The main obstacle to accession talks for Turkey is its dispute with EU-member Cyprus
The European Union on Monday gave Ankara until early December to normalize relations with Cyprus, before EU foreign ministers meet in Brussels, on Dec. 11, to decide on Turkey's prospects for joining the 25-nation bloc.
If Turkey continues to refuse to meet the EU's demands to open its ports and airports to Cypriot traffic, the country's prospects for membership would face an "uncertain future," said Finnish Prime Minister Matti Vanhanen, whose country currently holds the rotating EU presidency.
"Time is running out. If there is no agreement and Turkey does not honor its commitments, the EU will need to consider the implications for the accession process," Vanhanen added. "This is not a good scenario."
Looking for compromise
The Finnish leader said he expected the European Commission to table a recommendation on Turkey's progress on the Cyprus issue in the first week of December. An EU decision on whether to suspend or continue membership negotiations would then be pushed to Dec.11, he said.
The EU is trying to get Turkish Cypriots to open up ports
Finland is struggling to hammer out a compromise deal under which the Turkish Cypriot port of Famagusta would be opened for trade with the EU in return for a move by Ankara to allow Greek Cypriot ships into its harbors.
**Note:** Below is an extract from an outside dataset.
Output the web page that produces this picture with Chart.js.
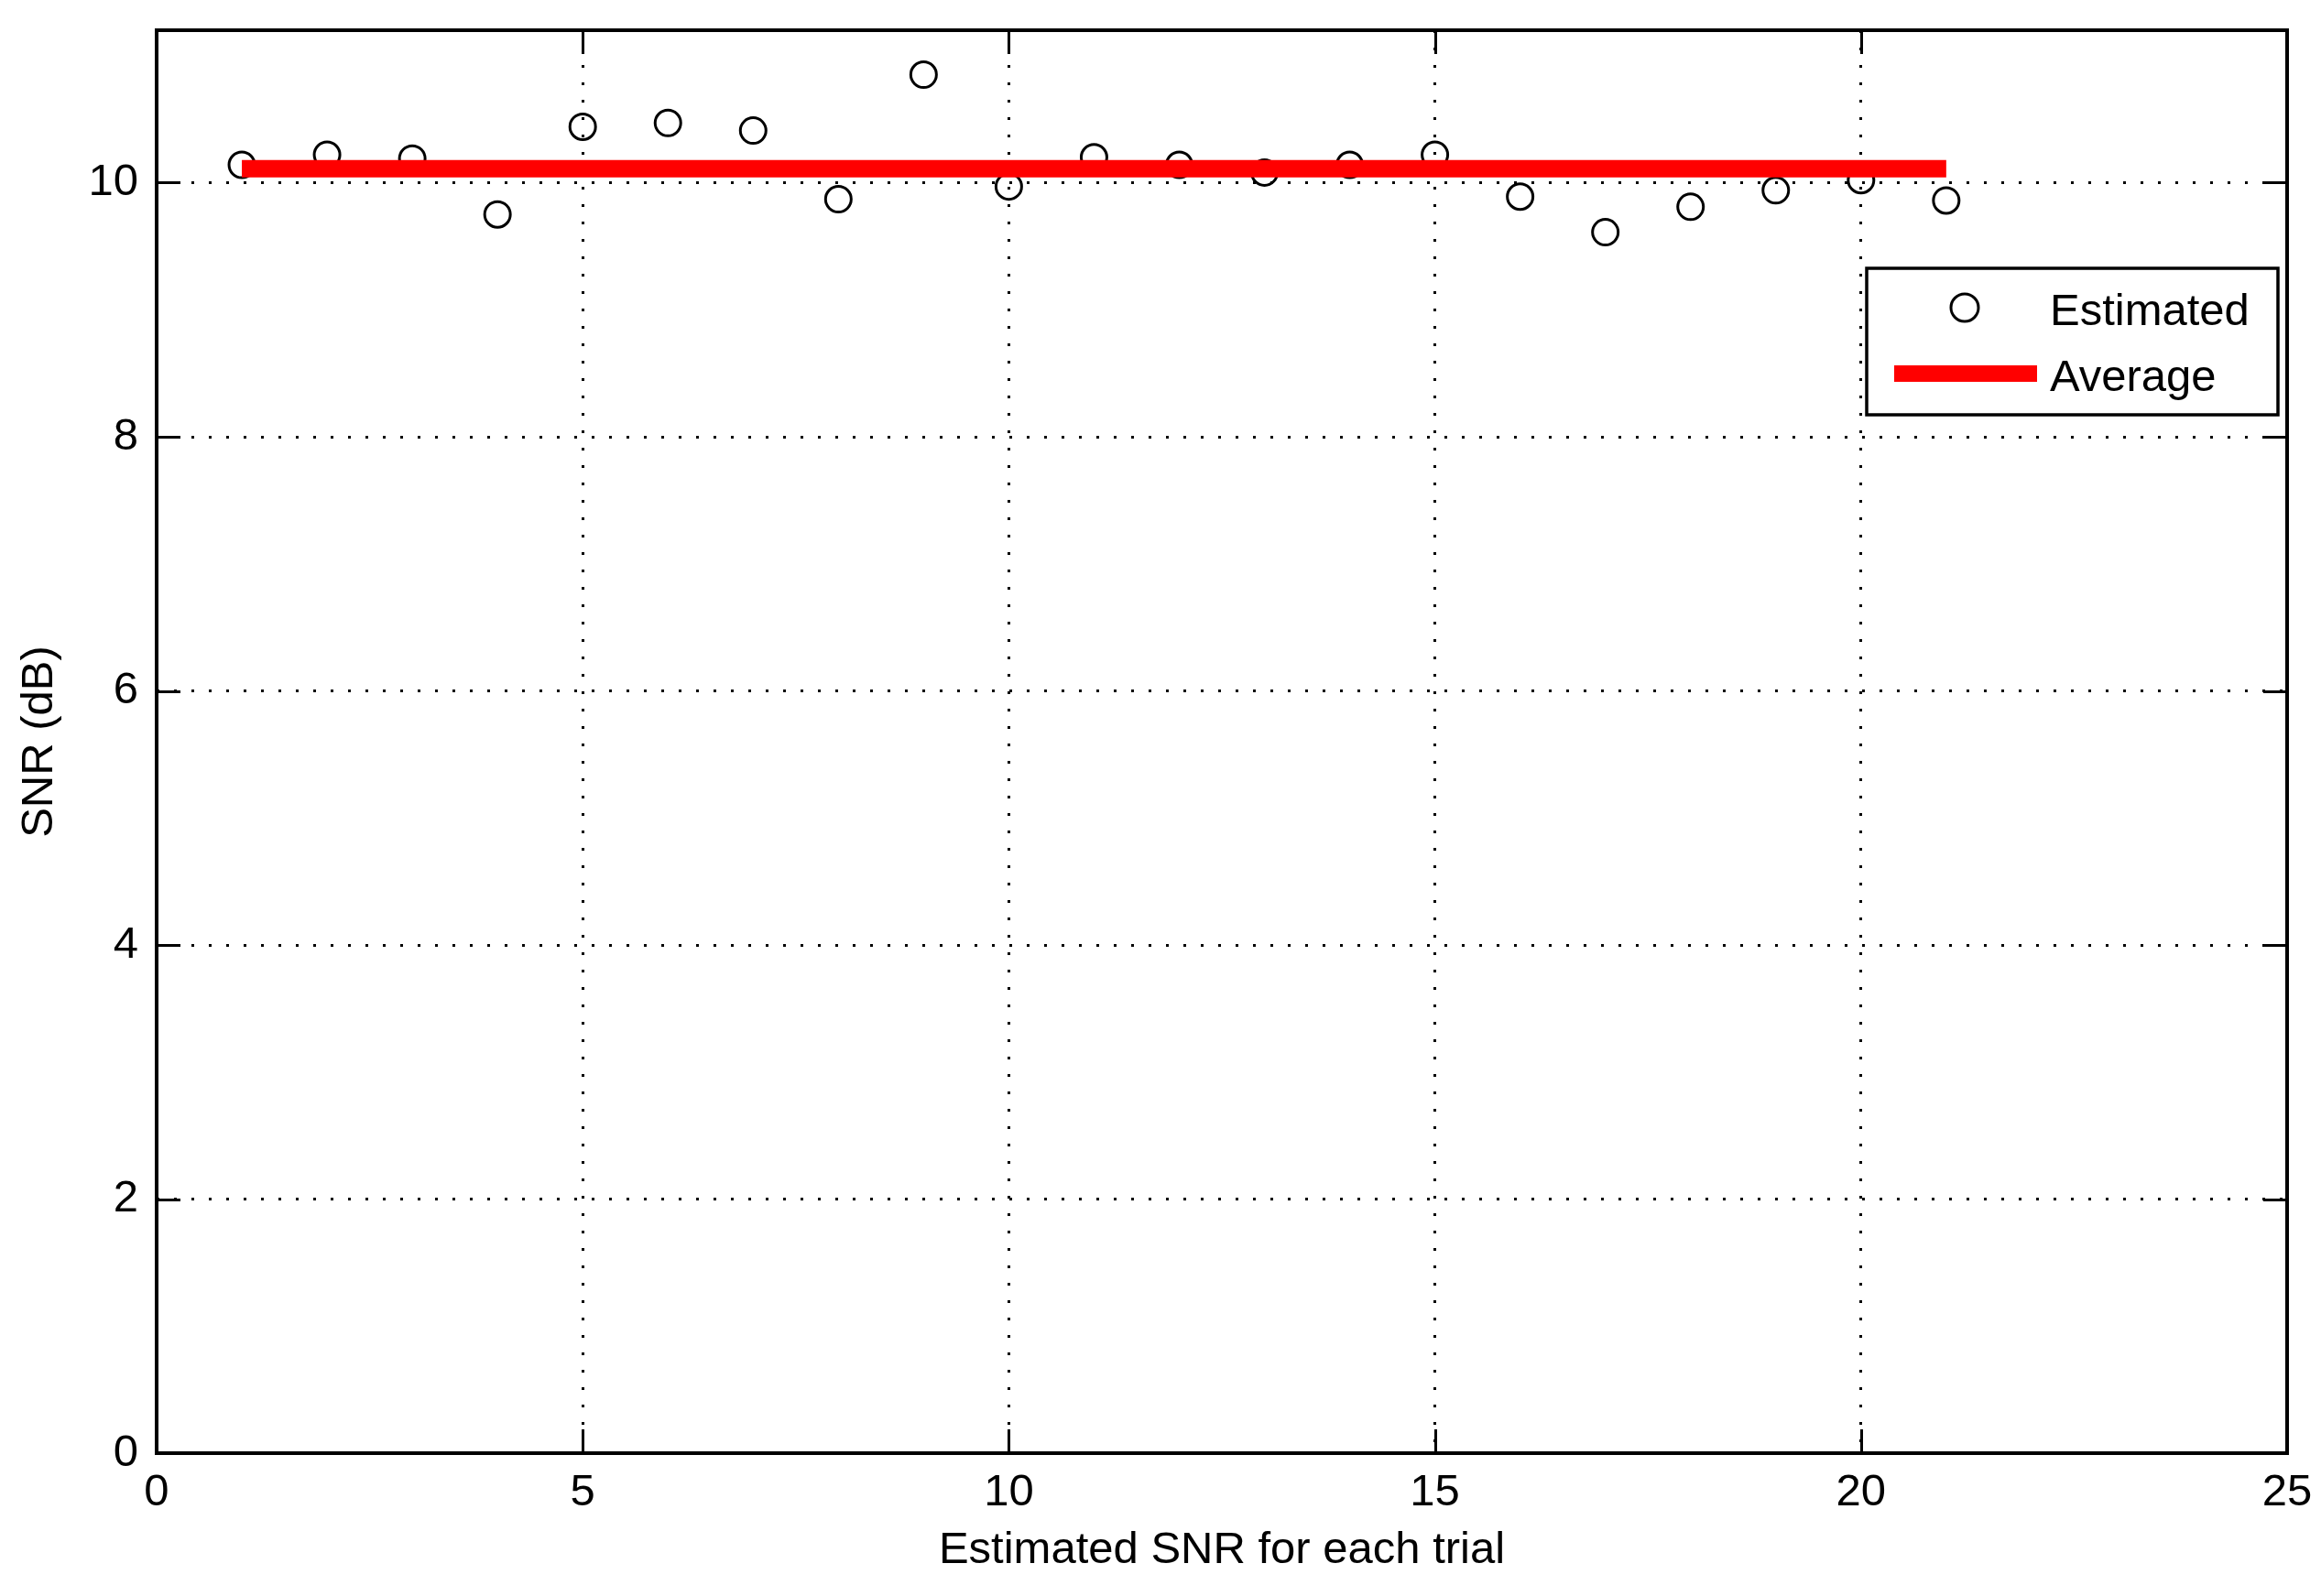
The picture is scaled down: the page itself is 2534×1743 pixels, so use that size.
<!DOCTYPE html>
<html>
<head>
<meta charset="utf-8">
<title>Estimated SNR</title>
<script src="https://cdn.jsdelivr.net/npm/chart.js@4.4.1/dist/chart.umd.min.js"></script>
<style>
  html, body { margin: 0; padding: 0; background: #fff; }
  #wrap { width: 2534px; height: 1743px; }
</style>
</head>
<body>
<div id="wrap"><canvas id="snrChart" width="2534" height="1743"></canvas></div>
<script>
// valori
const trials = [1, 2, 3, 4, 5, 6, 7, 8, 9, 10, 11, 12, 13, 14, 15, 16, 17, 18, 19, 20, 21];
const snrEstimated = [10.14, 10.22, 10.19, 9.75, 10.44, 10.47, 10.41, 9.87, 10.85, 9.97, 10.20,
  10.14, 10.08, 10.14, 10.22, 9.89, 9.61, 9.81, 9.94, 10.02, 9.86];
const averageX = [1, 21];
const averageY = [10.11, 10.11];
const xTicks = [0, 5, 10, 15, 20, 25];
const yTicks = [0, 2, 4, 6, 8, 10];

const FONT = { family: '"Liberation Sans", Arial, sans-serif', size: 49 };
Chart.defaults.color = '#000';
Chart.defaults.font = FONT;

// box degli assi + tacche verso l'interno (stile MATLAB) + legenda
const matlabFrame = {
  id: 'matlabFrame',
  afterDraw(chart) {
    const { ctx, chartArea: a, scales: { x, y } } = chart;
    ctx.save();
    ctx.strokeStyle = '#000';
    ctx.lineWidth = 3;
    ctx.beginPath();
    xTicks.forEach(v => {
      const px = Math.round(x.getPixelForValue(v)) + 0.5;
      ctx.moveTo(px, a.bottom); ctx.lineTo(px, a.bottom - 26);
      ctx.moveTo(px, a.top); ctx.lineTo(px, a.top + 26);
    });
    yTicks.forEach(v => {
      const py = Math.round(y.getPixelForValue(v)) + 0.5;
      ctx.moveTo(a.left, py); ctx.lineTo(a.left + 26, py);
      ctx.moveTo(a.right, py); ctx.lineTo(a.right - 26, py);
    });
    ctx.stroke();
    ctx.lineWidth = 4;
    ctx.strokeRect(a.left, a.top, a.right - a.left, a.bottom - a.top);

    // legenda
    const lx = a.right - 459, ly = a.top + 260, lw = 449, lh = 160;
    ctx.fillStyle = '#fff';
    ctx.fillRect(lx, ly, lw, lh);
    ctx.lineWidth = 3.5;
    ctx.strokeRect(lx, ly, lw, lh);
    const est = chart.data.datasets[0], avg = chart.data.datasets[1];
    ctx.lineWidth = 3;
    ctx.beginPath();
    ctx.arc(lx + 107, ly + 43, 15, 0, Math.PI * 2);
    ctx.stroke();
    ctx.strokeStyle = avg.borderColor;
    ctx.lineWidth = 18;
    ctx.beginPath();
    ctx.moveTo(lx + 30, ly + 115); ctx.lineTo(lx + 186, ly + 115);
    ctx.stroke();
    ctx.fillStyle = '#000';
    ctx.font = `${FONT.size}px ${FONT.family}`;
    ctx.textBaseline = 'alphabetic';
    ctx.fillText(est.label, lx + 200, ly + 62);
    ctx.fillText(avg.label, lx + 200, ly + 134);
    ctx.restore();
  }
};

const gridDots = { color: '#000', lineWidth: 3, drawTicks: false };
const borderDots = { display: false, dash: [3, 16] };

new Chart(document.getElementById('snrChart'), {
  type: 'scatter',
  data: {
    datasets: [
      {
        label: 'Estimated',
        data: trials.map((t, i) => ({ x: t, y: snrEstimated[i] })),
        showLine: false,
        pointStyle: 'circle',
        pointRadius: 14,
        pointHoverRadius: 14,
        pointBorderWidth: 3,
        pointBackgroundColor: 'rgba(0,0,0,0)',
        pointBorderColor: '#000',
        order: 1
      },
      {
        label: 'Average',
        data: averageX.map((t, i) => ({ x: t, y: averageY[i] })),
        showLine: true,
        borderColor: '#ff0000',
        borderWidth: 19,
        borderCapStyle: 'butt',
        pointRadius: 0,
        order: 0
      }
    ]
  },
  options: {
    responsive: false,
    animation: false,
    devicePixelRatio: 1,
    layout: { padding: { top: 33, right: 37, left: 0, bottom: 0 } },
    plugins: { legend: { display: false }, tooltip: { enabled: false } },
    scales: {
      x: {
        type: 'linear', min: 0, max: 25,
        grid: gridDots, border: borderDots,
        afterBuildTicks: s => { s.ticks = xTicks.map(v => ({ value: v })); },
        afterFit: s => { s.height = 156; s.paddingLeft = 0; s.paddingRight = 0; },
        ticks: { padding: 14, font: FONT },
        title: { display: true, text: 'Estimated SNR for each trial', font: FONT, padding: { top: 0, bottom: 20 } }
      },
      y: {
        type: 'linear', min: 0, max: 11.2,
        grid: gridDots, border: borderDots,
        afterBuildTicks: s => { s.ticks = yTicks.map(v => ({ value: v })); },
        afterFit: s => { s.width = 171; s.paddingTop = 0; s.paddingBottom = 0; },
        ticks: { padding: 20, font: FONT },
        title: { display: true, text: 'SNR (dB)', font: FONT, padding: { top: 14, bottom: 0 } }
      }
    }
  },
  plugins: [matlabFrame]
});
</script>
</body>
</html>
The internationally recognized Republic of Cyprus is controlled by the Greek Cypriot government in the south, with the northern third of the divided island recognized only by Turkey.
In spite of a customs deal that Turkey has signed with all 25 member countries, Ankara does not have diplomatic relations with Cyprus, which joined the EU in 2004. Ankara has long argued that it will only comply with EU demands once the bloc ends its current economic boycott of the Turkish portion of Cyprus.
Trying to avert a crisis
The Finnish premier said he was trying hard to avert a crisis in the accession talks before Germany assumes the six-month EU presidency.
"The presidency still believes that a solution is possible," said Vanhanen, adding that it was still up to the United Nations to try to reach a comprehensive settlement on the Cyprus issue.
Ther EU is not an "impartial broker," acoording to Turkish Cypriot leader Talat
Turkish Cypriot leader Mehmet Ali Talat, who met with United Nations chief Kofi Annan in Geneva on Monday, said the outgoing secretary general's proposals remained the best hope for resolving the Turkish-Cypriot impasse and securing unification of the island.
Annan's plan, which was approved by Turkish Cypriots in a 2004 referendum but rejected by the Greek side, "continues to be the basis of any solution in the future," Talat told reporters.
UN help needed
Talat added that he did not see the European Union as capable of reaching a solution, saying it could not act as an "impartial and honest broker" since both Greece and the Greek Cypriot government were EU members.
"Unfortunately, the Finnish plan is giving everything to the Greek Cypriots," he said.
Talat conceded that he had received no guarantee from Annan that the new secretary general, Ban Ki-Moon, who takes over in January, would stick to the plan.
Even if the Turkey-Cyprus crisis is resolved, accession talks for the huge, secular country, which is predominantly Muslim, are expected to take at least a decade.